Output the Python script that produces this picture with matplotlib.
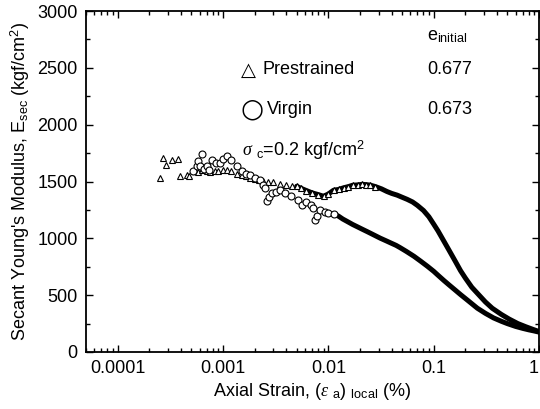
import matplotlib
matplotlib.use("Agg")
import matplotlib.pyplot as plt
import numpy as np
from matplotlib.ticker import MultipleLocator, LogLocator, NullFormatter

plt.rcParams['font.family'] = ['Liberation Sans', 'DejaVu Sans']
plt.rcParams['mathtext.fontset'] = 'custom'
plt.rcParams['mathtext.rm'] = 'Liberation Sans'
plt.rcParams['mathtext.it'] = 'Liberation Serif:italic'
plt.rcParams['mathtext.bf'] = 'Liberation Sans:bold'

# Prestrained specimen (triangles)
pre_strain = [2.5e-4, 2.7e-4, 2.9e-4, 3.3e-4, 3.7e-4, 3.9e-4, 4.5e-4, 4.8e-4, 5.4e-4, 5.8e-4,
              6.3e-4, 7.0e-4, 7.6e-4, 8.3e-4, 9.0e-4, 1.0e-3, 1.1e-3, 1.2e-3, 1.35e-3, 1.5e-3,
              1.65e-3, 1.8e-3, 2.0e-3, 2.2e-3, 2.4e-3, 2.7e-3, 3.0e-3, 3.5e-3, 4.0e-3, 4.5e-3,
              5.0e-3, 5.5e-3, 6.2e-3, 7.0e-3, 8.0e-3, 9.0e-3, 0.010, 0.0112, 0.0125, 0.014,
              0.0155, 0.017, 0.019, 0.021, 0.023, 0.025, 0.028, 0.032, 0.036, 0.040,
              0.045, 0.050, 0.056, 0.063, 0.070, 0.080, 0.090, 0.10, 0.11, 0.125,
              0.14, 0.16, 0.18, 0.20, 0.23, 0.27, 0.31, 0.36, 0.44, 0.52,
              0.63, 0.75, 0.87, 1.0]
pre_E = [1528, 1711, 1641, 1685, 1702, 1545, 1554, 1545, 1589, 1580,
         1600, 1589, 1580, 1595, 1589, 1600, 1598, 1590, 1570, 1554,
         1545, 1528, 1520, 1510, 1502, 1500, 1495, 1480, 1470, 1462,
         1458, 1440, 1420, 1400, 1385, 1370, 1390, 1423, 1430, 1445,
         1455, 1467, 1470, 1475, 1472, 1468, 1455, 1435, 1412, 1395,
         1380, 1362, 1343, 1320, 1290, 1245, 1190, 1125, 1065, 975,
         895, 800, 715, 650, 570, 500, 440, 385, 330, 290,
         250, 222, 200, 180]

# Virgin specimen (circles)
vir_strain = [5.2e-4, 5.6e-4, 5.8e-4, 6.0e-4, 6.3e-4, 6.6e-4, 7.0e-4, 7.4e-4, 7.9e-4, 8.5e-4,
              9.3e-4, 1.0e-3, 1.09e-3, 1.2e-3, 1.35e-3, 1.5e-3, 1.65e-3, 1.8e-3, 2.0e-3, 2.25e-3,
              2.4e-3, 2.5e-3, 2.6e-3, 2.75e-3, 2.9e-3, 3.2e-3, 3.5e-3, 3.9e-3, 4.4e-3, 5.1e-3,
              5.6e-3, 6.2e-3, 6.8e-3, 7.2e-3, 7.5e-3, 7.8e-3, 8.4e-3, 9.2e-3, 0.010, 0.0112,
              0.0125, 0.0137, 0.015, 0.017, 0.019, 0.021, 0.0235, 0.027, 0.031, 0.035,
              0.039, 0.044, 0.048, 0.055, 0.065, 0.075, 0.087, 0.10, 0.11, 0.125,
              0.14, 0.16, 0.18, 0.21, 0.26, 0.31, 0.37, 0.44, 0.50, 0.60,
              0.70, 0.80, 0.90, 1.0]
vir_E = [1589, 1640, 1676, 1632, 1746, 1610, 1640, 1600, 1685, 1660,
         1659, 1700, 1720, 1690, 1640, 1589, 1570, 1554, 1530, 1510,
         1470, 1440, 1327, 1360, 1397, 1410, 1423, 1400, 1370, 1340,
         1292, 1320, 1290, 1266, 1161, 1200, 1248, 1235, 1225, 1215,
         1195, 1170, 1150, 1122, 1100, 1080, 1058, 1030, 1002, 980,
         960, 938, 918, 885, 842, 800, 755, 710, 675, 629,
         590, 545, 505, 455, 385, 340, 300, 270, 250, 225,
         208, 195, 185, 175]

xtick_vals = [1e-4, 1e-3, 1e-2, 1e-1, 1]
xtick_labels = ['0.0001', '0.001', '0.01', '0.1', '1']
ytick_vals = [0, 500, 1000, 1500, 2000, 2500, 3000]

W, H = 540, 409
fig = plt.figure(figsize=(W / 100, H / 100), dpi=100)
L, R, T, B = 86, 539, 11, 352
ax = fig.add_axes([L / W, 1 - B / H, (R - L) / W, (B - T) / H])

px = np.array(pre_strain); py = np.array(pre_E)
vx = np.array(vir_strain); vy = np.array(vir_E)

# dense parts drawn as thick black trace
mp = px >= 0.005
mv = vx >= 0.0105
ax.plot(px[mp], py[mp], '-', color='black', lw=3.6, solid_capstyle='round', zorder=2)
ax.plot(vx[mv], vy[mv], '-', color='black', lw=3.6, solid_capstyle='round', zorder=2)

mp2 = px <= 0.03
mv2 = vx <= 0.0115
ax.plot(px[mp2], py[mp2], linestyle='none', marker='^', ms=4.3, mfc='white', mec='black', mew=0.8, zorder=3)
ax.plot(vx[mv2], vy[mv2], linestyle='none', marker='o', ms=5.0, mfc='white', mec='black', mew=0.8, zorder=3)

ax.set_xscale('log')
ax.set_xlim(5e-5, 1.0)
ax.set_ylim(0, 3000)
ax.set_xticks(xtick_vals)
ax.set_xticklabels(xtick_labels)
ax.get_xticklabels()[-1].set_horizontalalignment('right')
ax.xaxis.set_minor_locator(LogLocator(base=10, subs=np.arange(2, 10)))
ax.xaxis.set_minor_formatter(NullFormatter())
ax.set_yticks(ytick_vals)
ax.yaxis.set_minor_locator(MultipleLocator(250))

for s in ax.spines.values():
    s.set_linewidth(1.3)
ax.tick_params(which='both', direction='in', top=True, right=True, labelsize=13, width=1.0)
ax.tick_params(which='major', length=5, pad=6)
ax.tick_params(which='minor', length=3)

ax.set_ylabel(r"Secant Young's Modulus, E$_{\rm sec}$ (kgf/cm$^2$)", fontsize=13, labelpad=4)
ax.set_xlabel(r"Axial Strain, ($\varepsilon$ $_{\rm a}$) $_{\rm local}$ (%)", fontsize=13, labelpad=3)

def axc(x, y):
    return ((x - L) / (R - L), (B - y) / (B - T))

ax.text(*axc(427, 36), r"e$_{\rm initial}$", transform=ax.transAxes, fontsize=13, va='center', ha='left')
ax.text(*axc(241, 70), "\u25B3", transform=ax.transAxes, fontsize=14, va='center', ha='left',
        family=['DejaVu Sans'])
ax.text(*axc(262, 70), "Prestrained", transform=ax.transAxes, fontsize=13, va='center', ha='left')
ax.text(*axc(427, 70), "0.677", transform=ax.transAxes, fontsize=13, va='center', ha='left')
ax.text(*axc(240, 110), "\u25CB", transform=ax.transAxes, fontsize=19, va='center', ha='left',
        family=['DejaVu Sans'])
ax.text(*axc(267, 110), "Virgin", transform=ax.transAxes, fontsize=13, va='center', ha='left')
ax.text(*axc(427, 110), "0.673", transform=ax.transAxes, fontsize=13, va='center', ha='left')
ax.text(*axc(242, 150), r"$\sigma$ $_{\rm c}$=0.2 kgf/cm$^2$", transform=ax.transAxes, fontsize=13,
        va='center', ha='left')

fig.savefig('out.png', dpi=100)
________________________
**What to produce:** Reproduce the material above in full, exactly, with no images.

**The solution:**
Output the Python script that produces this picture with matplotlib.
import matplotlib
matplotlib.use("Agg")
import matplotlib.pyplot as plt
import numpy as np
from matplotlib.ticker import MultipleLocator, LogLocator, NullFormatter

plt.rcParams['font.family'] = ['Liberation Sans', 'DejaVu Sans']
plt.rcParams['mathtext.fontset'] = 'custom'
plt.rcParams['mathtext.rm'] = 'Liberation Sans'
plt.rcParams['mathtext.it'] = 'Liberation Serif:italic'
plt.rcParams['mathtext.bf'] = 'Liberation Sans:bold'

# Prestrained specimen (triangles)
pre_strain = [2.5e-4, 2.7e-4, 2.9e-4, 3.3e-4, 3.7e-4, 3.9e-4, 4.5e-4, 4.8e-4, 5.4e-4, 5.8e-4,
              6.3e-4, 7.0e-4, 7.6e-4, 8.3e-4, 9.0e-4, 1.0e-3, 1.1e-3, 1.2e-3, 1.35e-3, 1.5e-3,
              1.65e-3, 1.8e-3, 2.0e-3, 2.2e-3, 2.4e-3, 2.7e-3, 3.0e-3, 3.5e-3, 4.0e-3, 4.5e-3,
              5.0e-3, 5.5e-3, 6.2e-3, 7.0e-3, 8.0e-3, 9.0e-3, 0.010, 0.0112, 0.0125, 0.014,
              0.0155, 0.017, 0.019, 0.021, 0.023, 0.025, 0.028, 0.032, 0.036, 0.040,
              0.045, 0.050, 0.056, 0.063, 0.070, 0.080, 0.090, 0.10, 0.11, 0.125,
              0.14, 0.16, 0.18, 0.20, 0.23, 0.27, 0.31, 0.36, 0.44, 0.52,
              0.63, 0.75, 0.87, 1.0]
pre_E = [1528, 1711, 1641, 1685, 1702, 1545, 1554, 1545, 1589, 1580,
         1600, 1589, 1580, 1595, 1589, 1600, 1598, 1590, 1570, 1554,
         1545, 1528, 1520, 1510, 1502, 1500, 1495, 1480, 1470, 1462,
         1458, 1440, 1420, 1400, 1385, 1370, 1390, 1423, 1430, 1445,
         1455, 1467, 1470, 1475, 1472, 1468, 1455, 1435, 1412, 1395,
         1380, 1362, 1343, 1320, 1290, 1245, 1190, 1125, 1065, 975,
         895, 800, 715, 650, 570, 500, 440, 385, 330, 290,
         250, 222, 200, 180]

# Virgin specimen (circles)
vir_strain = [5.2e-4, 5.6e-4, 5.8e-4, 6.0e-4, 6.3e-4, 6.6e-4, 7.0e-4, 7.4e-4, 7.9e-4, 8.5e-4,
              9.3e-4, 1.0e-3, 1.09e-3, 1.2e-3, 1.35e-3, 1.5e-3, 1.65e-3, 1.8e-3, 2.0e-3, 2.25e-3,
              2.4e-3, 2.5e-3, 2.6e-3, 2.75e-3, 2.9e-3, 3.2e-3, 3.5e-3, 3.9e-3, 4.4e-3, 5.1e-3,
              5.6e-3, 6.2e-3, 6.8e-3, 7.2e-3, 7.5e-3, 7.8e-3, 8.4e-3, 9.2e-3, 0.010, 0.0112,
              0.0125, 0.0137, 0.015, 0.017, 0.019, 0.021, 0.0235, 0.027, 0.031, 0.035,
              0.039, 0.044, 0.048, 0.055, 0.065, 0.075, 0.087, 0.10, 0.11, 0.125,
              0.14, 0.16, 0.18, 0.21, 0.26, 0.31, 0.37, 0.44, 0.50, 0.60,
              0.70, 0.80, 0.90, 1.0]
vir_E = [1589, 1640, 1676, 1632, 1746, 1610, 1640, 1600, 1685, 1660,
         1659, 1700, 1720, 1690, 1640, 1589, 1570, 1554, 1530, 1510,
         1470, 1440, 1327, 1360, 1397, 1410, 1423, 1400, 1370, 1340,
         1292, 1320, 1290, 1266, 1161, 1200, 1248, 1235, 1225, 1215,
         1195, 1170, 1150, 1122, 1100, 1080, 1058, 1030, 1002, 980,
         960, 938, 918, 885, 842, 800, 755, 710, 675, 629,
         590, 545, 505, 455, 385, 340, 300, 270, 250, 225,
         208, 195, 185, 175]

xtick_vals = [1e-4, 1e-3, 1e-2, 1e-1, 1]
xtick_labels = ['0.0001', '0.001', '0.01', '0.1', '1']
ytick_vals = [0, 500, 1000, 1500, 2000, 2500, 3000]

W, H = 540, 409
fig = plt.figure(figsize=(W / 100, H / 100), dpi=100)
L, R, T, B = 86, 539, 11, 352
ax = fig.add_axes([L / W, 1 - B / H, (R - L) / W, (B - T) / H])

px = np.array(pre_strain); py = np.array(pre_E)
vx = np.array(vir_strain); vy = np.array(vir_E)

# dense parts drawn as thick black trace
mp = px >= 0.005
mv = vx >= 0.0105
ax.plot(px[mp], py[mp], '-', color='black', lw=3.6, solid_capstyle='round', zorder=2)
ax.plot(vx[mv], vy[mv], '-', color='black', lw=3.6, solid_capstyle='round', zorder=2)

mp2 = px <= 0.03
mv2 = vx <= 0.0115
ax.plot(px[mp2], py[mp2], linestyle='none', marker='^', ms=4.3, mfc='white', mec='black', mew=0.8, zorder=3)
ax.plot(vx[mv2], vy[mv2], linestyle='none', marker='o', ms=5.0, mfc='white', mec='black', mew=0.8, zorder=3)

ax.set_xscale('log')
ax.set_xlim(5e-5, 1.0)
ax.set_ylim(0, 3000)
ax.set_xticks(xtick_vals)
ax.set_xticklabels(xtick_labels)
ax.get_xticklabels()[-1].set_horizontalalignment('right')
ax.xaxis.set_minor_locator(LogLocator(base=10, subs=np.arange(2, 10)))
ax.xaxis.set_minor_formatter(NullFormatter())
ax.set_yticks(ytick_vals)
ax.yaxis.set_minor_locator(MultipleLocator(250))

for s in ax.spines.values():
    s.set_linewidth(1.3)
ax.tick_params(which='both', direction='in', top=True, right=True, labelsize=13, width=1.0)
ax.tick_params(which='major', length=5, pad=6)
ax.tick_params(which='minor', length=3)

ax.set_ylabel(r"Secant Young's Modulus, E$_{\rm sec}$ (kgf/cm$^2$)", fontsize=13, labelpad=4)
ax.set_xlabel(r"Axial Strain, ($\varepsilon$ $_{\rm a}$) $_{\rm local}$ (%)", fontsize=13, labelpad=3)

def axc(x, y):
    return ((x - L) / (R - L), (B - y) / (B - T))

ax.text(*axc(427, 36), r"e$_{\rm initial}$", transform=ax.transAxes, fontsize=13, va='center', ha='left')
ax.text(*axc(241, 70), "\u25B3", transform=ax.transAxes, fontsize=14, va='center', ha='left',
        family=['DejaVu Sans'])
ax.text(*axc(262, 70), "Prestrained", transform=ax.transAxes, fontsize=13, va='center', ha='left')
ax.text(*axc(427, 70), "0.677", transform=ax.transAxes, fontsize=13, va='center', ha='left')
ax.text(*axc(240, 110), "\u25CB", transform=ax.transAxes, fontsize=19, va='center', ha='left',
        family=['DejaVu Sans'])
ax.text(*axc(267, 110), "Virgin", transform=ax.transAxes, fontsize=13, va='center', ha='left')
ax.text(*axc(427, 110), "0.673", transform=ax.transAxes, fontsize=13, va='center', ha='left')
ax.text(*axc(242, 150), r"$\sigma$ $_{\rm c}$=0.2 kgf/cm$^2$", transform=ax.transAxes, fontsize=13,
        va='center', ha='left')

fig.savefig('out.png', dpi=100)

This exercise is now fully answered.